Police on Tuesday raided the headquarters of Google Korea in southern Seoul over allegations that the multinational Internet giant’s subsidiary collected location data of smartphone users without consent.
Investigators from the cyber crime unit of the Seoul Metropolitan Police Agency searched the office of Google Korea in Yeoksam-dong in the morning and confiscated hard discs and other computer files as evidence, officials said.
They have been trying to verify whether Google violated the Korean law on the protection of private location data since allegations came out that AdMob, Google’s mobile advertising subsidiary, has gathered location data by using its smartphone application.
“There seem to be charges that for advertisement purposes, AdMob collected personal location data via its smartphone application,” a police official said, declining to be named. “We should first analyze what we have confiscated to find out how and how much they have collected data.”
After they finish analyzing the confiscated items, the police plan to summon some of Google officials for questioning, sources said.
Later in the day, the police also raided the office of Daum Communication Corp., Korea’s popular portal, in central Seoul over allegations that the company’s mobile advertisement platform “Ad@m” collected location data of smartphone users.
The raid came as police were cracking down on those who illegally collect personal information of Korean smartphone users, whose number has topped the 10-million mark.

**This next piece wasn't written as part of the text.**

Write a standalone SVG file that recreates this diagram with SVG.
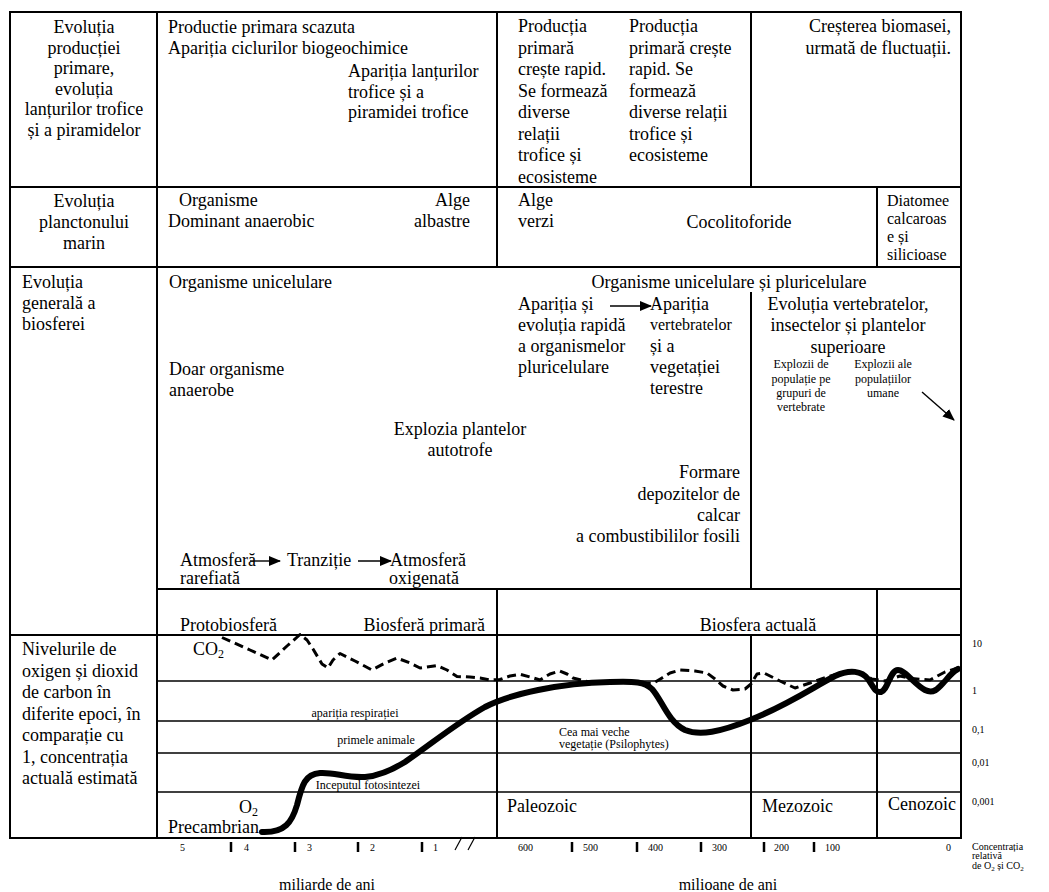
<svg xmlns="http://www.w3.org/2000/svg" width="1049" height="892" viewBox="0 0 1049 892">
<style>
text{font-family:"Liberation Serif","Times New Roman",serif;font-size:18px;fill:#000}
.s{font-size:12px}
.m{font-size:16px}
.ax{font-size:10px}
.c{text-anchor:middle}
.e{text-anchor:end}
.ln{stroke:#000;stroke-width:2;fill:none}
.gl{stroke:#000;stroke-width:1.7;fill:none}
.arr{stroke:#000;stroke-width:1.4;fill:none;marker-end:url(#ah)}
.tick{stroke:#000;stroke-width:2.5}
</style>
<defs>
<marker id="ah" markerUnits="userSpaceOnUse" markerWidth="12" markerHeight="10" refX="11" refY="5" orient="auto">
<path d="M0,0 L12,5 L0,10 Z" fill="#000"/>
</marker>
</defs>
<rect width="1049" height="892" fill="#fff"/>
<g id="table-lines">
<rect class="ln" x="10" y="12" width="951" height="826"/>
<line class="ln" x1="157" y1="12" x2="157" y2="838"/>
<line class="ln" x1="10" y1="187" x2="961" y2="187"/>
<line class="ln" x1="10" y1="267" x2="961" y2="267"/>
<line class="ln" x1="157" y1="589" x2="961" y2="589"/>
<line class="ln" x1="10" y1="635" x2="961" y2="635"/>
<line class="ln" x1="497" y1="12" x2="497" y2="267"/>
<line class="ln" x1="497" y1="589" x2="497" y2="838"/>
<line class="ln" x1="751" y1="12" x2="751" y2="187"/>
<line class="ln" x1="751" y1="292" x2="751" y2="589"/>
<line class="ln" x1="751" y1="635" x2="751" y2="838"/>
<line class="ln" x1="877" y1="187" x2="877" y2="267"/>
<line class="ln" x1="877" y1="589" x2="877" y2="838"/>
<line class="gl" x1="157" y1="681" x2="961" y2="681"/>
<line class="gl" x1="157" y1="721" x2="961" y2="721"/>
<line class="gl" x1="157" y1="753" x2="961" y2="753"/>
<line class="gl" x1="157" y1="792" x2="961" y2="792"/>
</g>
<g id="row-productie">
<text class="c" x="84" y="33">Evoluția</text>
<text class="c" x="84" y="53.5">producției</text>
<text class="c" x="84" y="74">primare,</text>
<text class="c" x="84" y="94.5">evoluția</text>
<text class="c" x="84" y="115">lanțurilor trofice</text>
<text class="c" x="84" y="135.5">și a piramidelor</text>
<text x="168" y="33">Productie primara scazuta</text>
<text x="168" y="53.5">Apariția ciclurilor biogeochimice</text>
<text x="348" y="77">Apariția lanțurilor</text>
<text x="348" y="97.5">trofice și a</text>
<text x="348" y="118">piramidei trofice</text>
<text x="518" y="32">Producția</text>
<text x="518" y="53.5">primară</text>
<text x="518" y="75">crește rapid.</text>
<text x="518" y="96.5">Se formează</text>
<text x="518" y="118">diverse</text>
<text x="518" y="139.5">relații</text>
<text x="518" y="161">trofice și</text>
<text x="518" y="182.5">ecosisteme</text>
<text x="629" y="32">Producția</text>
<text x="629" y="53.5">primară crește</text>
<text x="629" y="75">rapid. Se</text>
<text x="629" y="96.5">formează</text>
<text x="629" y="118">diverse relații</text>
<text x="629" y="139.5">trofice și</text>
<text x="629" y="161">ecosisteme</text>
<text class="e" x="951" y="32">Creșterea biomasei,</text>
<text class="e" x="951" y="53.5">urmată de fluctuații.</text>
</g>
<g id="row-plancton">
<text class="c" x="84" y="207">Evoluția</text>
<text class="c" x="84" y="228">planctonului</text>
<text class="c" x="84" y="249">marin</text>
<text x="179" y="206">Organisme</text>
<text x="168" y="227">Dominant anaerobic</text>
<text class="e" x="470" y="206">Alge</text>
<text class="e" x="470" y="227">albastre</text>
<text x="518" y="206">Alge</text>
<text x="518" y="227">verzi</text>
<text class="c" x="739" y="228">Cocolitoforide</text>
<text class="m" x="887" y="206">Diatomee</text>
<text class="m" x="887" y="224">calcaroas</text>
<text class="m" x="887" y="242">e și</text>
<text class="m" x="887" y="260">silicioase</text>
</g>
<g id="row-biosfera">
<text x="22" y="288">Evoluția</text>
<text x="22" y="309">generală a</text>
<text x="22" y="330">biosferei</text>
<text x="169" y="288">Organisme unicelulare</text>
<text class="c" x="729" y="288">Organisme unicelulare și pluricelulare</text>
<text x="169" y="375">Doar organisme</text>
<text x="169" y="396">anaerobe</text>
<text class="c" x="460" y="435">Explozia plantelor</text>
<text class="c" x="460" y="456">autotrofe</text>
<text x="518" y="310">Apariția și</text>
<text x="518" y="331">evoluția rapidă</text>
<text x="518" y="352">a organismelor</text>
<text x="518" y="373">pluricelulare</text>
<text x="650" y="310">Apariția</text>
<text class="m" x="650" y="330">vertebratelor</text>
<text x="650" y="352">și a</text>
<text x="650" y="373">vegetației</text>
<text x="650" y="394">terestre</text>
<text class="c" x="848" y="310">Evoluția vertebratelor,</text>
<text class="c" x="848" y="331">insectelor și plantelor</text>
<text class="c" x="848" y="353">superioare</text>
<text class="s c" x="801" y="368">Explozii de</text>
<text class="s c" x="801" y="382.5">populație pe</text>
<text class="s c" x="801" y="397">grupuri de</text>
<text class="s c" x="801" y="411">vertebrate</text>
<text class="s c" x="883" y="368">Explozii ale</text>
<text class="s c" x="883" y="382.5">populațiilor</text>
<text class="s c" x="883" y="397">umane</text>
<text class="e" x="740" y="478">Formare</text>
<text class="e" x="740" y="499.5">depozitelor de</text>
<text class="e" x="740" y="521">calcar</text>
<text class="e" x="740" y="542">a combustibililor fosili</text>
<text x="180" y="566">Atmosferă</text>
<text x="287" y="566">Tranziție</text>
<text x="390" y="566">Atmosferă</text>
<text x="180" y="584">rarefiată</text>
<text x="389" y="584">oxigenată</text>
<text x="180" y="631">Protobiosferă</text>
<text class="e" x="485" y="631">Biosferă primară</text>
<text class="c" x="758" y="631">Biosfera actuală</text>
</g>
<g id="row-niveluri">
<text x="22" y="655">Nivelurile de</text>
<text x="22" y="676.5">oxigen și dioxid</text>
<text x="22" y="698">de carbon în</text>
<text x="22" y="719.5">diferite epoci, în</text>
<text x="22" y="741">comparație cu</text>
<text x="22" y="762.5">1, concentrația</text>
<text x="22" y="784">actuală estimată</text>
<text x="193" y="655">CO<tspan font-size="12" dy="3">2</tspan></text>
<text x="239" y="813">O<tspan font-size="12" dy="3">2</tspan></text>
<text x="168" y="833">Precambrian</text>
<text class="s c" x="355" y="717">apariția respirației</text>
<text class="s c" x="376" y="744">primele animale</text>
<text class="s c" x="368" y="789">Inceputul fotosintezei</text>
<text class="s" x="559" y="736">Cea mai veche</text>
<text class="s" x="559" y="748">vegetație (Psilophytes)</text>
<text x="507" y="812">Paleozoic</text>
<text x="762" y="812">Mezozoic</text>
<text x="888" y="810">Cenozoic</text>
</g>
<g id="curves">
<path d="M222,637.5 L250,650 L272,660 L287,646 L300,634.5 L307,640 L313,649 L322,664 L328,668 L333,660 L340,653.5 L355,661 L372,670 L385,663 L397,658 L410,663 L420,668 L437,665.5 L447,670 L457,676.5 L470,677 L480,678 L490,680 L500,679.5 L510,676 L520,674.3 L530,677 L540,680 L550,674 L560,671 L567,674 L573,678 L587,681.5 L620,681.5 L653,683.5 L662,678 L670,673 L680,670 L695,671 L707,673 L715,679 L723,686 L733,690 L745,689 L751,684 L757,674 L764,673 L780,681 L795,688 L810,683 L827,677 L845,672 L860,673 L872,679 L885,681 L900,676 L912,678.5 L930,680 L945,672 L958,668" fill="none" stroke="#000" stroke-width="3" stroke-dasharray="9 5" stroke-linejoin="round"/>
<path d="M262,832 C285,833 292,822 297,805 C302,785 305,774 320,773 C335,772 345,778 365,777 C380,776 392,770 405,762 C430,745 455,724 485,707 C510,694 560,683 610,682 C635,681 645,682 652,689 C662,700 668,722 685,730 C700,736 720,732 750,720 C790,704 815,686 835,676 C850,669 862,671 868,679 C874,688 876,693 881,692 C888,690 890,670 898,670 C905,670 915,685 925,690 C935,695 940,686 946,680 C950,675 954,671 958,669" fill="none" stroke="#000" stroke-width="6" stroke-linecap="round"/>
</g>
<g id="axis">
<line class="tick" x1="231" y1="842" x2="231" y2="852"/>
<line class="tick" x1="295" y1="842" x2="295" y2="852"/>
<line class="tick" x1="358" y1="842" x2="358" y2="852"/>
<line class="tick" x1="422" y1="842" x2="422" y2="852"/>
<line class="tick" x1="572" y1="842" x2="572" y2="852"/>
<line class="tick" x1="637" y1="842" x2="637" y2="852"/>
<line class="tick" x1="701" y1="842" x2="701" y2="852"/>
<line class="tick" x1="764" y1="842" x2="764" y2="852"/>
<line class="tick" x1="814" y1="842" x2="814" y2="852"/>
<line x1="455" y1="850" x2="462" y2="837" stroke="#000" stroke-width="1.2"/>
<line x1="468" y1="850" x2="475" y2="837" stroke="#000" stroke-width="1.2"/>
<text class="ax" x="180" y="851">5</text>
<text class="ax" x="244" y="851">4</text>
<text class="ax" x="307" y="851">3</text>
<text class="ax" x="370" y="851">2</text>
<text class="ax" x="433" y="851">1</text>
<text class="ax" x="518" y="851">600</text>
<text class="ax" x="583" y="851">500</text>
<text class="ax" x="648" y="851">400</text>
<text class="ax" x="712" y="851">300</text>
<text class="ax" x="774" y="851">200</text>
<text class="ax" x="825" y="851">100</text>
<text class="ax" x="946" y="851">0</text>
<text class="ax" x="972" y="647">10</text>
<text class="ax" x="972" y="694">1</text>
<text class="ax" x="972" y="733">0,1</text>
<text class="ax" x="972" y="766">0,01</text>
<text class="ax" x="972" y="805">0,001</text>
<text class="ax" x="972" y="850">Concentrația</text>
<text class="ax" x="972" y="859">relativă</text>
<text class="ax" x="972" y="869">de O<tspan font-size="7" dy="2">2</tspan><tspan dy="-2"> și CO</tspan><tspan font-size="7" dy="2">2</tspan></text>
<text class="m c" x="327" y="890">miliarde de ani</text>
<text class="m c" x="728" y="890">milioane de ani</text>
</g>
<g id="connectors">
<line class="arr" x1="250" y1="561" x2="280" y2="561"/>
<line class="arr" x1="358" y1="561" x2="391" y2="561"/>
<line class="arr" x1="610" y1="306" x2="651" y2="306"/>
<line class="arr" x1="922" y1="392" x2="954" y2="420"/>
</g>
</svg>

Last month, police booked three heads of local advertisement firms on charges of gathering location data of some 800,000 smartphone users without their consent.
It is not the first police raid on Google in Korea. Last August, the police unit stormed the office of Google Korea to secure evidence for the charges that the conglomerate’s “Street View” mapping service gathered unsolicited private information from unencrypted wireless networks in violation of local communication laws.
Google staff crisscrossed about 50,000 kilometers throughout the country, driving company cars equipped with special video-recording devices, to compile data for Google mapping service. The company was suspected of not only taping streets and landscapes but also gathering private information through unprotected Wi-Fi networks.